Mas essas barreiras já vão sendo removidas pela nova governação?
É por isso que se deve mudar sempre de liderança. Hoje, o cenário parece mais favorável, tendo sido já resolvida a questão da supressão de vistos com alguns países, como com a África do Sul, só para citar esse exemplo, que, embora não faça parte do projecto Okavango-Zambeze, é uma referência em termos turísticos com cerca de 10 milhões de visitas anuais, quando nós não passamos dos 200 mil turistas.
Como olha para o facto de haver potencialidades turísticas subaproveitadas e, ao mesmo tempo, os preços de hotéis e restaurantes, genericamente, serem considerados altos?
Certa vez, disse-me um especialista que Angola corria o risco de ser invadida por mafiosos sul-africanos. Mas o mafioso vai hospedar-se e comer aonde com esses preços tão inflacionados? Só se for um grande milionário! Portanto, isso não incentiva a vinda nem de mafiosos nem de turistas no bom sentido.
Qual é o factor crítico para a redução dos preços?
Por falta de concorrência, não há cultura de desconto. Por outro lado, o angolano anda habituado a esses preços. Prefere manter o hotel vazio a reduzir a tarifa e ter maior número de ingressos. Isso é incrível. De resto, não temos investimentos no sentido de impulsionar o turismo interno, acabando as pessoas, aos fins-de-semana, por se contentarem em assar um churrasco e ter bebedeiras debaixo das árvores e nas ‘janelas abertas’, porque não há por onde escolher entre as poucas opções que custam caro.
Ao que disse, não terá conseguido impôr-se como empresário. O ‘escape’ será a política?
Sou optimista. Poderemos retomar os projectos de construção de casas quando o ambiente for mais favorável. Quanto à política, a ideia é antiga e surgiu depois de terminar a guerra em 2002. Estava no estrangeiro e nada mais tinha lá a fazer. Então, em 2003, decidi voltar definitivamente ao país para ajudar na reconstrução e a democracia. Foi assim que nasceu o Jango, uma formação política de centro-direita que, embora ainda não tenha sido legalizada, já trabalha em quase todo o país na adesão de militantes.
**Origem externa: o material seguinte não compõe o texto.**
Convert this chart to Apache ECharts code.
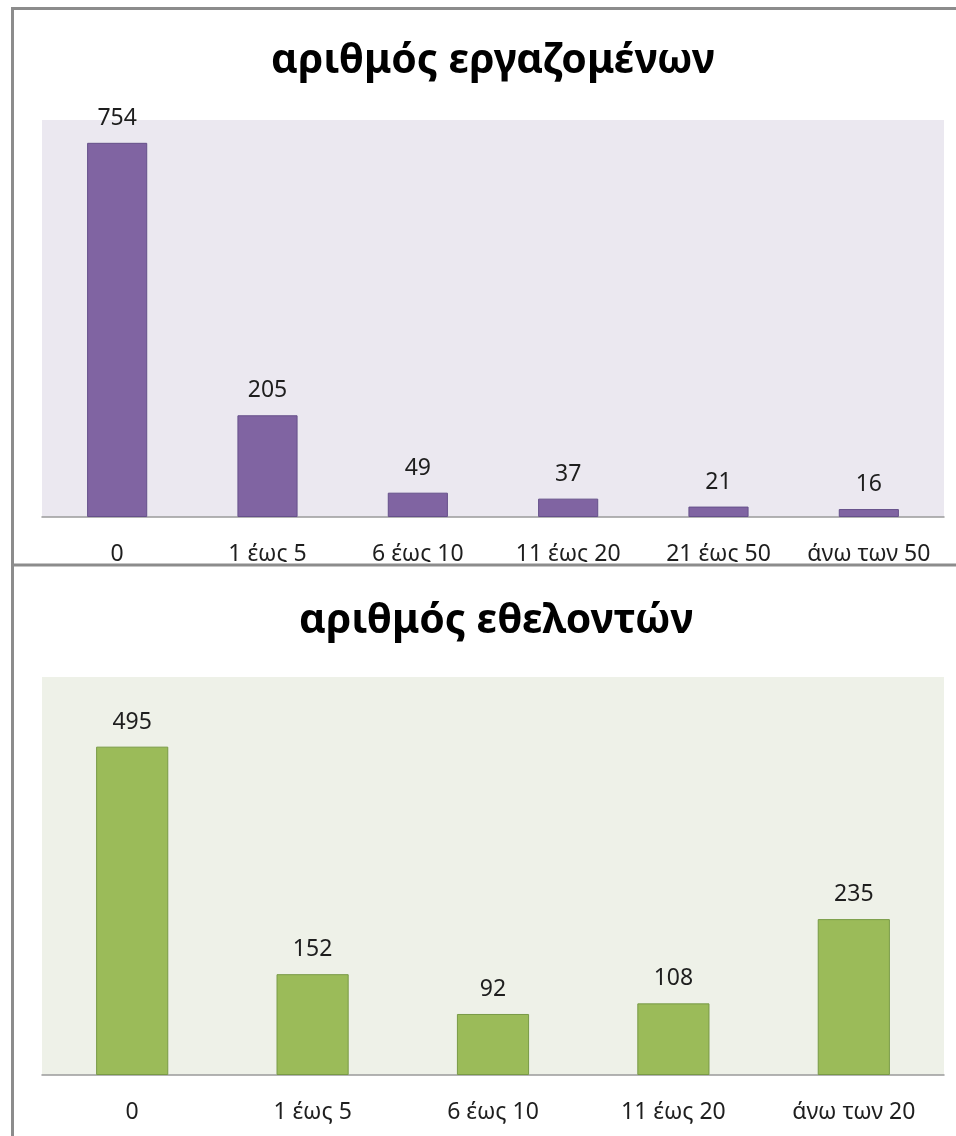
<!DOCTYPE html>
<html>
<head>
<meta charset="utf-8">
<script src="https://cdn.jsdelivr.net/npm/echarts@6/dist/echarts.min.js"></script>
<style>
html,body{margin:0;padding:0;background:#fff;width:956px;height:1136px;overflow:hidden;}
#c1{position:absolute;left:0;top:0;width:956px;height:566px;}
#c2{position:absolute;left:0;top:562px;width:956px;height:574px;}
</style>
</head>
<body>
<div id="c1"></div>
<div id="c2"></div>
<script>
const title1 = 'αριθμός εργαζομένων';
const categories1 = ['0', '1 έως 5', '6 έως 10', '11 έως 20', '21 έως 50', 'άνω των 50'];
const values1 = [754, 205, 49, 37, 21, 16];

const title2 = 'αριθμός εθελοντών';
const categories2 = ['0', '1 έως 5', '6 έως 10', '11 έως 20', 'άνω των 20'];
const values2 = [495, 152, 92, 108, 235];

const FONT = 'Noto Sans';

function makeOption(title, cats, vals, opts) {
  return {
    animation: false,
    backgroundColor: '#ffffff',
    textStyle: { fontFamily: FONT },
    title: {
      text: title,
      left: opts.titleLeft,
      top: opts.titleTop,
      textStyle: { fontFamily: FONT, fontSize: 41, fontWeight: 'bold', color: '#000' }
    },
    grid: {
      left: 42, right: 12, top: opts.gridTop, bottom: opts.gridBottom,
      show: true, backgroundColor: opts.bg, borderWidth: 0
    },
    xAxis: {
      type: 'category',
      data: cats,
      axisLine: { show: true, lineStyle: { color: '#9a9a9a', width: 1.5 } },
      axisTick: { show: false },
      axisLabel: { fontFamily: FONT, fontSize: 23, color: '#1e1e1e', margin: 26, interval: 0 }
    },
    yAxis: {
      type: 'value',
      min: 0, max: opts.max,
      show: false,
      splitLine: { show: false }
    },
    series: [{
      type: 'bar',
      data: vals,
      barWidth: '40%',
      itemStyle: { color: opts.color, borderColor: opts.border, borderWidth: 1 },
      label: {
        show: true, position: 'top', distance: 13,
        fontFamily: FONT, fontSize: 23, color: '#1e1e1e'
      }
    }],
    graphic: opts.graphic
  };
}

const lineStyle = { stroke: '#8c8c8c', lineWidth: 3 };

const chart1 = echarts.init(document.getElementById('c1'), null, { renderer: 'canvas' });
chart1.setOption(makeOption(title1, categories1, values1, {
  titleLeft: 266, titleTop: 36, gridTop: 120, gridBottom: 47, max: 800,
  bg: '#ebe8f0', color: '#8064a2', border: '#65508a',
  graphic: [
    { type: 'line', z: 100, shape: { x1: 11, y1: 8.5, x2: 960, y2: 8.5 }, style: lineStyle },
    { type: 'line', z: 100, shape: { x1: 12.5, y1: 7, x2: 12.5, y2: 570 }, style: lineStyle }
  ]
}));

const chart2 = echarts.init(document.getElementById('c2'), null, { renderer: 'canvas' });
chart2.setOption(makeOption(title2, categories2, values2, {
  titleLeft: 294, titleTop: 34, gridTop: 115, gridBottom: 61, max: 600,
  bg: '#eef1e8', color: '#9bbb59', border: '#789a45',
  graphic: [
    { type: 'line', z: 100, shape: { x1: 11, y1: 3, x2: 960, y2: 3 }, style: lineStyle },
    { type: 'line', z: 100, shape: { x1: 12.5, y1: 0, x2: 12.5, y2: 580 }, style: lineStyle }
  ]
}));
</script>
</body>
</html>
Queremos uma nova geração que tenha, na política, um instrumento de justiça social.
Perfil
Eduardo Jonatão Samuel Chingunji (‘Dinho’ Chinguni) nasceu em 1964 no Lubango (Huíla) e estudou engenharia civil em Londres. É hoje o mais velho da martirizada família Chingunji, cujo patriarca foi um dos fundadores da Unita e teve em ‘Tito’ Chingunji um dos mais famosos dirigentes do movimento de Jonas Savimbi e que acabaria por ser assassinado por ordem do líder. ‘Dinho’ Chingunji, depois de abandonar o GURN, tentou criar um ambicioso projecto de construção em Benguela. Como diz, foi a forma que encontrou para ajudar o Governo a resolver o problema da habitação que, no entanto, explica, não andou por falta de vontade dos governantes-empresários ávidos de comissões. Criou um partido e prepara-se para o legalizar a tempo de participar nas próximas eleições autárquicas, previstas para 2020.